Congratulations! Your law firm rebrand process is complete. Your new website and brand guidelines are locked in. It’s been a team effort, involving creative partners, internal dynamics and alignment shepherding, and a significant time and dollar investment. It has all led to your newly sharpened brand identity that is exciting to your firm’s attorneys and professionals, including marketing which has just caught its breath.

Yet, the truth is that the launch is also just a foundational step toward brand health in the short- and long-term.

While not as public, your brand’s cohesion across everyday touchpoints impact your business in real ways. The pitch decks, social media graphics, internal and external documents, email signatures, holiday campaigns, and swag require more than swapping out the new logo. To build longevity, these real life essentials thrive only when supported by brand systems, templates, and use cases.

If any of this sounds familiar or is inspiring some anxiety, this article is your practical guide to navigating and winning Phase Two: Going from Rebrand to Real Life. It will help ensure your considerable brand investment remains effective, consistent, and practical in the day-to-day operations of the firm.

Why the Rebrand Launch Is Only Half the Battle (The Phase Two Problem)

The common rebrand trajectory ends when core assets like a new logo, typographic standards, color palette, social profiles, and website are delivered. While they impress on the high-profile digital stage, the sustained, firm-wide operational rollout is most often the responsibility of your in-house marketing and business development teams, who are often under resourced.

This gap between delivery and day-to-day can lead to rapid brand fracture. Here are three common scenarios we see:

  • Persistence of Legacy Materials: Lawyers and professional staff revert to old documents, templates, and presentations that still show outdated branding due to familiarity, access, and time constraints.
  • Ad Hoc Material Development: New collateral is developed from scratch, often using off-brand fonts or unapproved colors based on preference or what’s available in Canva or other consumer-facing design platforms.
  • Inconsistent Communications: The resulting mix creates an improvised, confusing, and inconsistent client experience that undermines the rebrand among internal audiences who should be your strongest ambassadors.

In successful Phase Two rollouts, legal marketers’ strategies shift immediately to establishing clear, repeatable systems that simplify brand compliance, define subbrand architecture, and fill in the gaps that the brand refresh sets aside in pursuit of the big picture.

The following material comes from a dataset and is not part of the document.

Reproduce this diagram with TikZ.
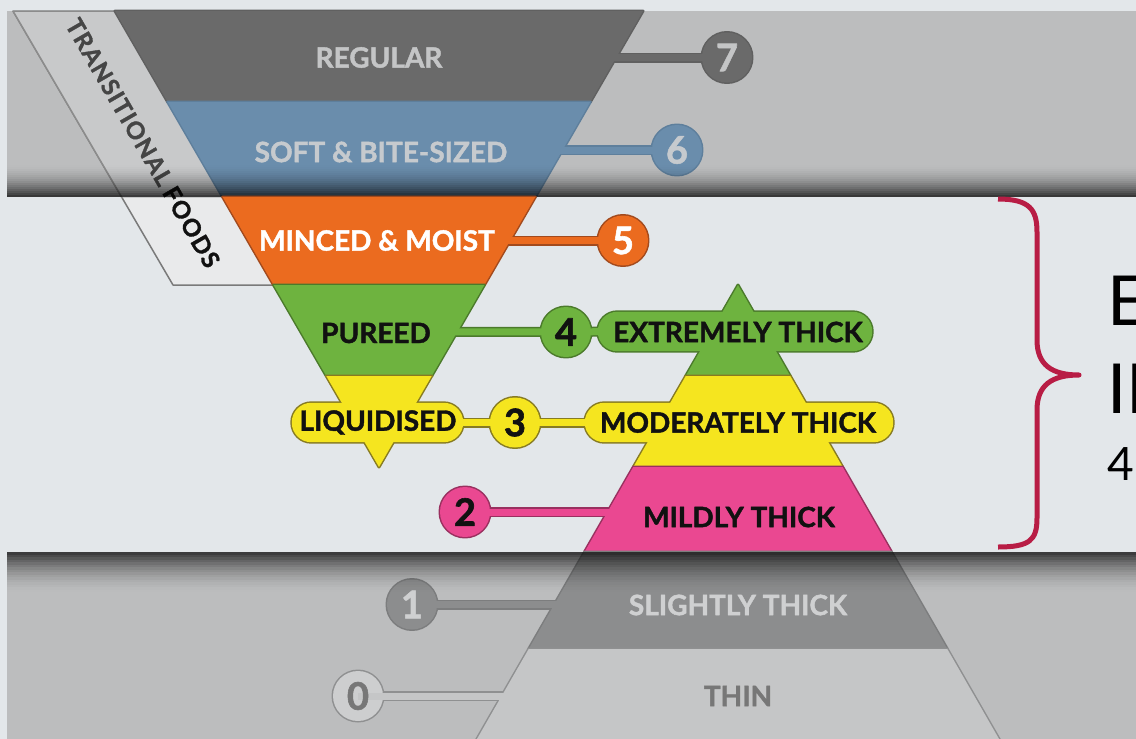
\documentclass[tikz,border=0pt]{standalone}
\usepackage{fontspec}
\setmainfont{Lato}[BoldFeatures={FakeBold=1.5}]
\definecolor{bgc}{HTML}{E3E7EA}
\definecolor{bandc}{HTML}{BCBDBE}
\definecolor{tfl}{HTML}{E9EAEB}
\definecolor{tfo}{HTML}{7A7A7A}
\definecolor{tfb}{HTML}{C8C9CA}
\definecolor{tfbo}{HTML}{8C8C8C}
\definecolor{tftext}{HTML}{454545}
\definecolor{regc}{HTML}{6A6A6A}
\definecolor{rego}{HTML}{606060}
\definecolor{regt}{HTML}{C4C5C6}
\definecolor{softc}{HTML}{6A8DAC}
\definecolor{softo}{HTML}{5E7F9C}
\definecolor{softt}{HTML}{C6CACE}
\definecolor{orc}{HTML}{EB6B1F}
\definecolor{oro}{HTML}{A24A1D}
\definecolor{grc}{HTML}{6EB33F}
\definecolor{gro}{HTML}{4B7A2B}
\definecolor{yec}{HTML}{F5E51F}
\definecolor{yeo}{HTML}{877B22}
\definecolor{pic}{HTML}{EA4891}
\definecolor{pio}{HTML}{99305F}
\definecolor{slc}{HTML}{8C8D8E}
\definecolor{slo}{HTML}{7C7D7E}
\definecolor{slt}{HTML}{CFD0D1}
\definecolor{thc}{HTML}{C5C6C7}
\definecolor{tho}{HTML}{8F9091}
\definecolor{tht}{HTML}{777777}
\definecolor{zec}{HTML}{CDCECF}
\definecolor{brc}{HTML}{B81D45}
\definecolor{ink}{HTML}{111111}
\newcommand\lblfont{\fontsize{28}{30}\selectfont\bfseries}
\newcommand\numfont{\fontsize{38}{40}\selectfont\bfseries}
\newcommand\tffont{\fontsize{24}{25}\selectfont\bfseries}
\newcommand\bigrfont{\fontsize{69}{70}\selectfont}
\newcommand\midrfont{\fontsize{46}{48}\selectfont}
\newcommand\ls{\kern1.3pt}
\tikzset{
  ol/.style={draw=#1, line width=3pt},
  fl/.style={fill=#1},
  barol/.style={draw=#1, line width=10pt},
  barfl/.style={draw=#1, line width=7pt},
  dot/.style={circle, minimum size=50pt, inner sep=0pt},
  pillbox/.style={rectangle, minimum height=39pt, inner sep=0pt},
  lbl/.style={font=\lblfont, inner sep=0pt},
  num/.style={font=\numfont, inner sep=0pt},
  pillr/.style={rounded corners=19.5pt},
  rtext/.style={inner sep=0pt, anchor=base west, text=black}
}
\begin{document}
\begin{tikzpicture}[x=1pt,y=-1pt,line join=round]
\useasboundingbox (0,0) rectangle (1136,739);
\fill[bgc] (0,0) rectangle (1136,739);
\fill[bandc] (7,11) rectangle (1136,197);
\fill[bandc] (7,552) rectangle (1136,739);

% transitional foods band
\filldraw[fill=tfl, draw=tfo, line width=1.5pt] (13,11) -- (115,11) -- (273.6,285) -- (173,285) -- cycle;
\begin{scope}
  \clip (7,11) rectangle (1136,197);
  \filldraw[fill=tfb, draw=tfbo, line width=1.5pt] (13,11) -- (115,11) -- (273.6,285) -- (173,285) -- cycle;
\end{scope}
\node[font=\tffont, inner sep=0pt, rotate=-60] (tf) at (143,143)
  {\color{tftext}T\ls R\ls A\ls N\ls S\ls I\ls T\ls I\ls O\ls N\ls A\ls L\ \color{ink}F\ls O\ls O\ls D\ls S};

% anchors
\node[dot] (c7) at (727,57.5) {};
\node[dot] (c6) at (677,150) {};
\node[dot] (c5) at (623,240.5) {};
\node[dot] (c4) at (566,332) {};
\node[dot] (c3) at (515,422.5) {};
\node[dot] (c2) at (465,512) {};
\node[dot] (c1) at (412,604.5) {};
\node[dot] (c0) at (358,696) {};
\coordinate (e7) at (598,57.5);
\coordinate (e6) at (545,150);
\coordinate (e5) at (495,240.5);
\coordinate (e4) at (445,332);
\coordinate (e2) at (625,512);
\coordinate (e1) at (572,604.5);
\coordinate (e0) at (518,696);
\node[pillbox, minimum width=274pt] (pEX) at (735,331.5) {};
\node[pillbox, minimum width=308pt] (pMOD) at (739,422.5) {};
\node[pillbox, minimum width=171pt] (pLIQ) at (377.5,422.5) {};

% level 7
\draw[barol=rego] (e7) -- (c7.center);
\path[ol=rego] (115,11) -- (643,11) -- (590.3,102) -- (167.7,102) -- cycle;
\path[ol=rego] (c7.center) circle[radius=25];
\path[fl=regc] (115,11) -- (643,11) -- (590.3,102) -- (167.7,102) -- cycle;
\path[fl=regc] (c7.center) circle[radius=25];
\draw[barfl=regc] (e7) -- (c7.center);
\node[lbl, text=regt] (t7) at (379,57.5) {REGULAR};
\node[num, text=regt] (n7) at (c7.center) {7};

% level 6
\draw[barol=softo] (e6) -- (c6.center);
\path[ol=softo] (167.7,102) -- (590.3,102) -- (535.3,197) -- (222.7,197) -- cycle;
\path[ol=softo] (c6.center) circle[radius=25];
\path[fl=softc] (167.7,102) -- (590.3,102) -- (535.3,197) -- (222.7,197) -- cycle;
\path[fl=softc] (c6.center) circle[radius=25];
\draw[barfl=softc] (e6) -- (c6.center);
\node[lbl, text=softt] (t6) at (381,152) {SOFT \& BITE-SIZED};
\node[num, text=softt] (n6) at (c6.center) {6};

% top shadow
\foreach \i in {0,...,15}{
  \pgfmathsetmacro\op{0.7*((\i+1)/16)^1.8}
  \fill[black, opacity=\op] (7,{165+2*\i}) rectangle (1136,{167+2*\i});
}

% level 5
\draw[barol=oro] (e5) -- (c5.center);
\path[ol=oro] (222.7,197) -- (535.3,197) -- (484.4,285) -- (273.6,285) -- cycle;
\path[ol=oro] (c5.center) circle[radius=25];
\path[fl=orc] (222.7,197) -- (535.3,197) -- (484.4,285) -- (273.6,285) -- cycle;
\path[fl=orc] (c5.center) circle[radius=25];
\draw[barfl=orc] (e5) -- (c5.center);
\node[lbl, text=white] (t5) at (377,240.5) {MINCED \& MOIST};
\node[num, text=white] (n5) at (c5.center) {5};

% level 4
\draw[barol=gro] (e4) -- (pEX.center);
\path[ol=gro] (273.6,285) -- (484.4,285) -- (431.7,376) -- (326.3,376) -- cycle;
\path[ol=gro] (c4.center) circle[radius=25];
\path[ol=gro, pillr] (pEX.south west) rectangle (pEX.north east);
\path[ol=gro] (738,285) -- (790.3,376) -- (685.7,376) -- cycle;
\path[fl=grc] (273.6,285) -- (484.4,285) -- (431.7,376) -- (326.3,376) -- cycle;
\path[fl=grc] (c4.center) circle[radius=25];
\path[fl=grc, pillr] (pEX.south west) rectangle (pEX.north east);
\path[fl=grc] (738,285) -- (790.3,376) -- (685.7,376) -- cycle;
\draw[barfl=grc] (e4) -- (pEX.center);
\node[lbl, text=ink] (t4a) at (376,333) {PUREED};
\node[lbl, text=ink] (t4b) at (738,332) {EXTREMELY THICK};
\node[num, text=ink] (n4) at (c4.center) {4};

% level 3
\draw[barol=yeo] (pLIQ.center) -- (pMOD.center);
\path[ol=yeo] (326.3,376) -- (431.7,376) -- (379,467) -- cycle;
\path[ol=yeo, pillr] (pLIQ.south west) rectangle (pLIQ.north east);
\path[ol=yeo] (c3.center) circle[radius=25];
\path[ol=yeo, pillr] (pMOD.south west) rectangle (pMOD.north east);
\path[ol=yeo] (685.7,376) -- (790.3,376) -- (842.65,467) -- (633.35,467) -- cycle;
\path[fl=yec] (326.3,376) -- (431.7,376) -- (379,467) -- cycle;
\path[fl=yec, pillr] (pLIQ.south west) rectangle (pLIQ.north east);
\path[fl=yec] (c3.center) circle[radius=25];
\path[fl=yec, pillr] (pMOD.south west) rectangle (pMOD.north east);
\path[fl=yec] (685.7,376) -- (790.3,376) -- (842.65,467) -- (633.35,467) -- cycle;
\draw[barfl=yec] (pLIQ.center) -- (pMOD.center);
\node[lbl, text=ink] (t3a) at (378,422.5) {LIQUIDISED};
\node[lbl, text=ink] (t3b) at (738,422.5) {MODERATELY THICK};
\node[num, text=ink] (n3) at (c3.center) {3};

% level 2
\draw[barol=pio] (c2.center) -- (e2);
\path[ol=pio] (633.35,467) -- (842.65,467) -- (891.5,552) -- (584.5,552) -- cycle;
\path[ol=pio] (c2.center) circle[radius=25];
\path[fl=pic] (633.35,467) -- (842.65,467) -- (891.5,552) -- (584.5,552) -- cycle;
\path[fl=pic] (c2.center) circle[radius=25];
\draw[barfl=pic] (c2.center) -- (e2);
\node[lbl, text=ink] (t2) at (739,517) {MILDLY THICK};
\node[num, text=ink] (n2) at (c2.center) {2};

% level 1
\draw[barol=slo] (c1.center) -- (e1);
\path[ol=slo] (584.5,552) -- (891.5,552) -- (947.3,649) -- (528.7,649) -- cycle;
\path[ol=slo] (c1.center) circle[radius=25];
\path[fl=slc] (584.5,552) -- (891.5,552) -- (947.3,649) -- (528.7,649) -- cycle;
\path[fl=slc] (c1.center) circle[radius=25];
\draw[barfl=slc] (c1.center) -- (e1);
\node[lbl, text=slt] (t1) at (738,605) {SLIGHTLY THICK};
\node[num, text=slt] (n1) at (c1.center) {1};

% level 0
\draw[barol=tho] (c0.center) -- (e0);
\path[ol=tho] (528.7,649) -- (947.3,649) -- (1000.2,741) -- (475.8,741) -- cycle;
\path[ol=tho] (c0.center) circle[radius=25];
\path[fl=thc] (528.7,649) -- (947.3,649) -- (1000.2,741) -- (475.8,741) -- cycle;
\path[fl=zec] (c0.center) circle[radius=25];
\draw[barfl=thc] (c0.center) -- (e0);
\node[lbl, text=tht] (t0) at (738,696) {THIN};
\node[num, text=tht] (n0) at (c0.center) {0};

% bottom shadow
\foreach \i in {0,...,15}{
  \pgfmathsetmacro\op{0.68*(1-\i/16)^1.8}
  \fill[black, opacity=\op] (7,{552+2.5*\i}) rectangle (1136,{554.5+2.5*\i});
}

% brace
\draw[brc, line width=5pt] (998,199) .. controls (1030,199) and (1037,210) .. (1037,232)
  -- (1037,340) .. controls (1037,365) and (1052,375) .. (1079,375)
  .. controls (1052,375) and (1037,385) .. (1037,410)
  -- (1037,518) .. controls (1037,540) and (1030,547) .. (998,547);

% right text (cut by the edge)
\node[rtext, font=\bigrfont] (r1) at (1107,325) {E};
\node[rtext, font=\bigrfont] (r2) at (1107,413) {II};
\node[rtext, font=\midrfont] (r3) at (1107,480) {4};
\end{tikzpicture}
\end{document}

Five Touchpoints Where Law Firm Brands Deteriorate

If your brand is the big idea, then think of Phase Two as the thousands of touchpoint points that support and build that idea. And when individual points falter, strength begins to break down. The most high-stakes areas can be effectively managed through an audit of five touchpoints, building long-term solidity to your brand:

  1. Pitch Decks & Presentations. Central to business development, using outdated templates ripe with design and brand inconsistencies compromise crucial client and prospect meetings by unnecessarily inviting doubt into the minds of your audience. Solution: Create a flexible but structured presentation system that includes templated sections for credentials, bios, and case studies and plans for customization.
  2. Social Media & Thought Leadership Graphics. Consumer-focused DIY design platforms make designing and posting on your owned channels like LinkedIn nearly effortless — this ease builds their brand, not yours. When firms’ social images are outsourced to off-the-shelf templates, your brand quickly deteriorates. Solution: Develop a robust, pre-approved template suite for firm updates, events, and insights that ensures visual consistency while supporting marketing’s ability to respond to the moment at hand.
  3. Sponsorship Ads & Event Collateral.Often produced under tight deadlines, every sponsorship is an opportunity to build or unravel your brand across advertising, digital displays, print collateral, and swag. Sponsorships and events can too often be a missed opportunity to connect with a niche audience, whether that is associate recruiting or industry-specific clients with mismatched messages and materials. Solution: Assess what your firm has done in the past and create a modular family of branded templates and/or materials that provide structure for commonly used written and visual content while allowing customization to the unique audience.
  4. Internal Documents & Templates. If legacy branding persists in your internal document and presentations, an unintentional, but powerful signal is given: your new brand is not an internal priority and that anything goes. Solution: Audit your high-use internal materials and develop clean, accessible, and on-brand templates tailored to common needs across departments and provide training on how to use them. Each template should have approved examples that reinforce consistency, credibility, and trust.
  5. Attorney Bios & Practice Group Descriptions. While updated on the website, often the downloadable versions or stand-alone bios used in pitch packages fail to align with the new design and voice, creating a disconnect between the firm’s central promise and its individual assets. Solution: Standardize a single, adaptable structure for all downloadable attorney biographies and ensure a process for continuous, firm-wide updating.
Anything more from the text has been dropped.